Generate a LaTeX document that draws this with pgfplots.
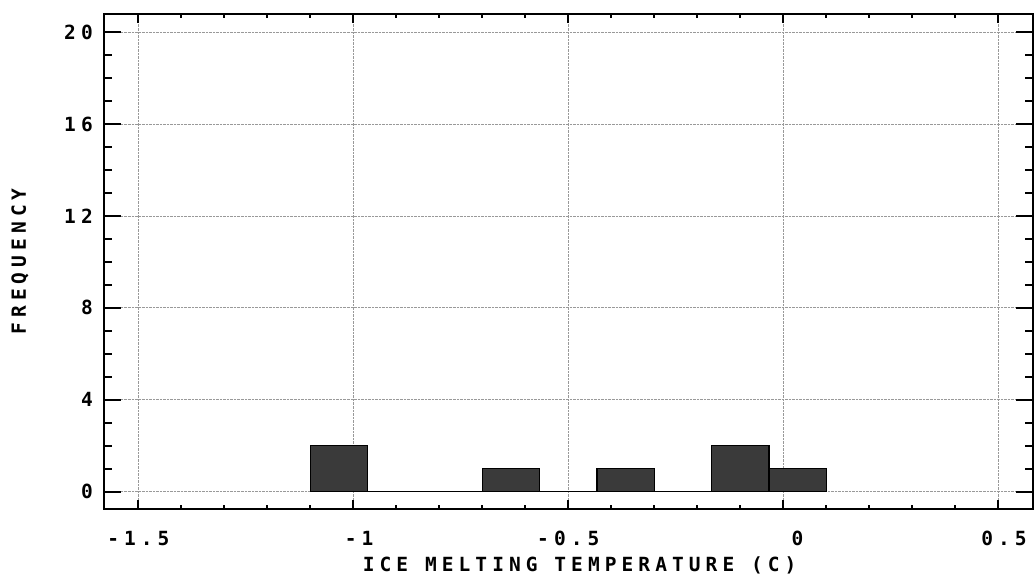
\documentclass[border=0pt]{standalone}
\usepackage{pgfplots}
\pgfplotsset{compat=1.18}
\usepackage{fontspec}
\setmainfont{DejaVu Sans Mono}[LetterSpace=26]
\definecolor{barfill}{HTML}{3A3A3A}
\newcommand{\lblfont}{\bfseries\fontsize{19.5bp}{22bp}\selectfont}
\begin{document}
\begin{tikzpicture}
\useasboundingbox (-104bp,-75.7bp) rectangle (930bp,509.3bp);
\begin{axis}[
 at={(0,0)}, anchor=south west,
 scale only axis, width=929bp, height=495.6bp,
 xmin=-1.58, xmax=0.581, ymin=-0.77, ymax=20.8,
 xtick={-1.5,-1,-0.5,0,0.5},
 xticklabels={-1.5,\phantom{0}-1,-0.5,\phantom{00}0,\phantom{0}0.5},
 minor x tick num=4,
 ytick={0,4,8,12,16,20}, yticklabels={0,4,8,12,16,20},
 minor y tick num=3,
 tick align=inside,
 xtick style={/pgfplots/major tick length=9bp,/pgfplots/minor tick length=4.5bp, line width=1.8bp, black},
 ytick style={/pgfplots/major tick length=17bp,/pgfplots/minor tick length=8.5bp, line width=1.8bp, black},
 axis line style={line width=2bp},
 grid=major,
 major grid style={densely dotted, line width=0.6bp, gray!80},
 xticklabel style={anchor=north, inner sep=0pt, yshift=-22bp, font=\lblfont},
 yticklabel style={anchor=east, inner sep=0pt, xshift=-11bp, font=\lblfont},
 xlabel={ICE MELTING TEMPERATURE (C)},
 xlabel style={at={(axis description cs:0.512,-0.1265)}, anchor=base, inner sep=0pt, font=\lblfont},
 ylabel={FREQUENCY},
 ylabel style={at={(axis description cs:-0.0904,0.5)}, anchor=center, inner sep=0pt, font=\lblfont},
]
\addplot[ybar interval, fill=barfill, draw=black, line width=1.4bp] coordinates {
 (-1.1,2) (-0.96667,0) (-0.83333,0) (-0.7,1) (-0.56667,0) (-0.43333,1) (-0.3,0) (-0.16667,2) (-0.03333,1) (0.1,1)
};
\end{axis}
\end{tikzpicture}
\end{document}
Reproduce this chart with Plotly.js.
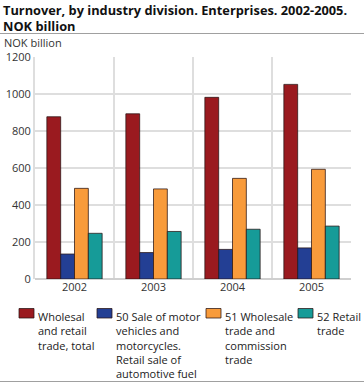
<!DOCTYPE html>
<html><head><meta charset="utf-8">
<script src="https://cdn.plot.ly/plotly-3.0.1.min.js"></script>
<style>html,body{margin:0;padding:0;background:#fff}#c{width:364px;height:383px}</style>
</head><body><div id="c"></div>
<script>
var years = ['2002','2003','2004','2005'];
var seriesNames = ['Wholesal<br>and retail<br>trade, total',
  '50 Sale of motor<br>vehicles and<br>motorcycles.<br>Retail sale of<br>automotive fuel',
  '51 Wholesale<br>trade and<br>commission<br>trade',
  '52 Retail<br>trade'];
var total = [877, 893, 982, 1052];
var motor = [135, 143, 160, 168];
var wholesale = [490, 487, 544, 593];
var retail = [247, 257, 269, 286];
var colors = ['#9a1a1f', '#233f94', '#f89b3b', '#169b98'];
var yTicks = [0, 200, 400, 600, 800, 1000, 1200];
var titleLines = ['Turnover, by industry division. Enterprises. 2002-2005.', 'NOK billion'];

var W = 364, H = 383, L = 35, R = 13, T = 57, B = 104;
var pw = W - L - R, ph = H - T - B;
function px(x){ return (x - L) / pw; }
function py(y){ return (H - B - y) / ph; }

var values = [total, motor, wholesale, retail];
var traces = values.map(function(v, i){
  return {type:'bar', x: years, y: v, name: seriesNames[i],
    marker:{color: colors[i], line:{color:'rgba(40,20,20,0.75)', width:1}},
    hoverinfo:'x+y', showlegend:false};
});

var legX = [19, 97, 206, 298];
var shapes = [
  {type:'line', xref:'paper', yref:'paper', x0:px(0), x1:px(W), y0:py(33.5), y1:py(33.5), line:{color:'#a0a0a0', width:1}},
  {type:'line', xref:'paper', yref:'paper', x0:px(0), x1:px(W), y0:py(381.5), y1:py(381.5), line:{color:'#a0a0a0', width:1}}
];
var annotations = [
  {text:'NOK billion', xref:'paper', yref:'paper', x:px(2), y:py(42.5), xanchor:'left', yanchor:'middle', showarrow:false, font:{family:'Open Sans, sans-serif', size:11, color:'#333'}}
];
titleLines.forEach(function(t, i){
  annotations.push({text:t, xref:'paper', yref:'paper', x:px(1), y:py(10 + 16 * i), xanchor:'left', yanchor:'middle', align:'left', showarrow:false,
    font:{family:'Open Sans, sans-serif', size:12.8, color:'#111', weight:'bold'}});
});
legX.forEach(function(x, i){
  shapes.push({type:'rect', xref:'paper', yref:'paper', x0:px(x), x1:px(x+15), y0:py(308.5), y1:py(318),
    fillcolor: colors[i], line:{color:'rgba(40,20,20,0.75)', width:1}});
  annotations.push({text: seriesNames[i], xref:'paper', yref:'paper', x:px(x+17), y:py(307), xanchor:'left', yanchor:'top', align:'left',
    showarrow:false, font:{family:'Open Sans, sans-serif', size:11, color:'#222'}});
});

var layout = {
  width: W, height: H,
  margin:{l:L, r:R, t:T, b:B, pad:0},
  paper_bgcolor:'#fff', plot_bgcolor:'#fff',
  bargap:0.3, bargroupgap:0, barmode:'group',
  xaxis:{type:'category', tickson:'boundaries', showgrid:true, gridcolor:'#dedede', gridwidth:2, ticks:'', showline:false,
    tickfont:{family:'Open Sans, sans-serif', size:11, color:'#333'}, fixedrange:true},
  yaxis:{range:[0,1200], tickvals:yTicks, ticktext:yTicks.map(String), showgrid:true, gridcolor:'#dedede', gridwidth:2,
    zeroline:true, zerolinecolor:'#cfcfcf', zerolinewidth:2, showline:true, linecolor:'#dedede', linewidth:2, ticks:'', ticklen:0,
    tickfont:{family:'Open Sans, sans-serif', size:11, color:'#333'}, fixedrange:true},
  shapes: shapes,
  annotations: annotations
};
Plotly.newPlot('c', traces, layout, {displayModeBar:false, staticPlot:true});
</script>
</body></html>
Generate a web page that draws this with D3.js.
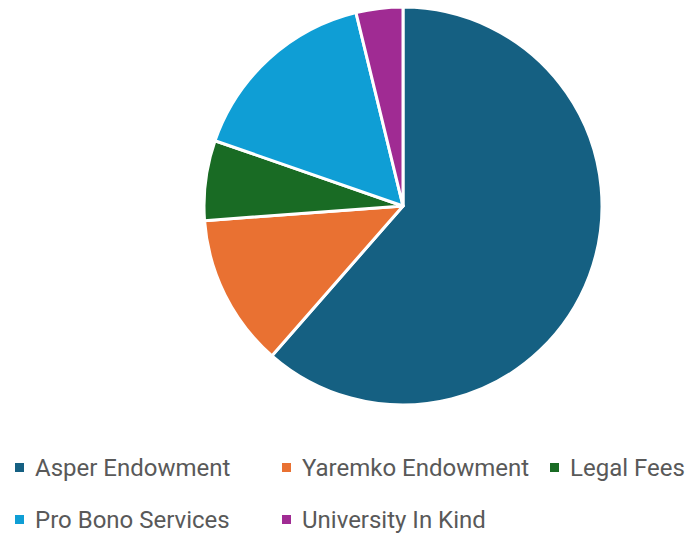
<!DOCTYPE html>
<html>
<head>
<meta charset="utf-8">
<script src="https://cdn.jsdelivr.net/npm/d3@7"></script>
<style>
  body { margin: 0; background: #fff; }
  svg { display: block; }
</style>
</head>
<body>
<script>
const WIDTH = 688;
const HEIGHT = 533;

// Data (percent of total)
const categories = ["Asper Endowment", "Yaremko Endowment", "Legal Fees", "Pro Bono Services", "University In Kind"];
const values = [61.5, 12.4, 6.5, 15.9, 3.8];
const colors = ["#156082", "#E97132", "#196B24", "#0F9ED5", "#A02B93"];

const dataset = categories.map((c, i) => ({ name: c, value: values[i], color: colors[i] }));

const svg = d3.select("body").append("svg")
    .attr("width", WIDTH)
    .attr("height", HEIGHT);

// Pie
const cx = 403, cy = 206, radius = 199;

const pie = d3.pie()
    .value(d => d.value)
    .sort(null);

const arc = d3.arc()
    .innerRadius(0)
    .outerRadius(radius);

svg.append("g")
    .attr("transform", "translate(" + cx + "," + cy + ")")
  .selectAll("path")
    .data(pie(dataset))
    .enter()
    .append("path")
      .attr("d", arc)
      .attr("fill", d => d.data.color)
      .attr("stroke", "#fff")
      .attr("stroke-width", 3)
      .attr("stroke-linejoin", "round");

// Legend - 3 columns, 2 rows
const colX = [15, 282, 550];
const rowY = [468, 520];

const legend = svg.append("g").attr("class", "legend")
  .selectAll("g")
    .data(dataset)
    .enter()
    .append("g")
      .attr("transform", (d, i) => "translate(" + colX[i % 3] + "," + rowY[Math.floor(i / 3)] + ")");

legend.append("rect")
    .attr("x", 0)
    .attr("y", -5)
    .attr("width", 9)
    .attr("height", 9)
    .attr("fill", d => d.color);

legend.append("text")
    .attr("x", 20)
    .attr("y", 0)
    .attr("dy", "0.35em")
    .style("font-family", "Roboto, sans-serif")
    .style("font-size", "24px")
    .style("fill", "#595959")
    .text(d => d.name);
</script>
</body>
</html>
━━━
From the data above, copy each line that has the string "Generate".

● **Problem solution**:
Generate a LaTeX document that draws this with pgfplots.
Generate a web page that draws this with D3.js.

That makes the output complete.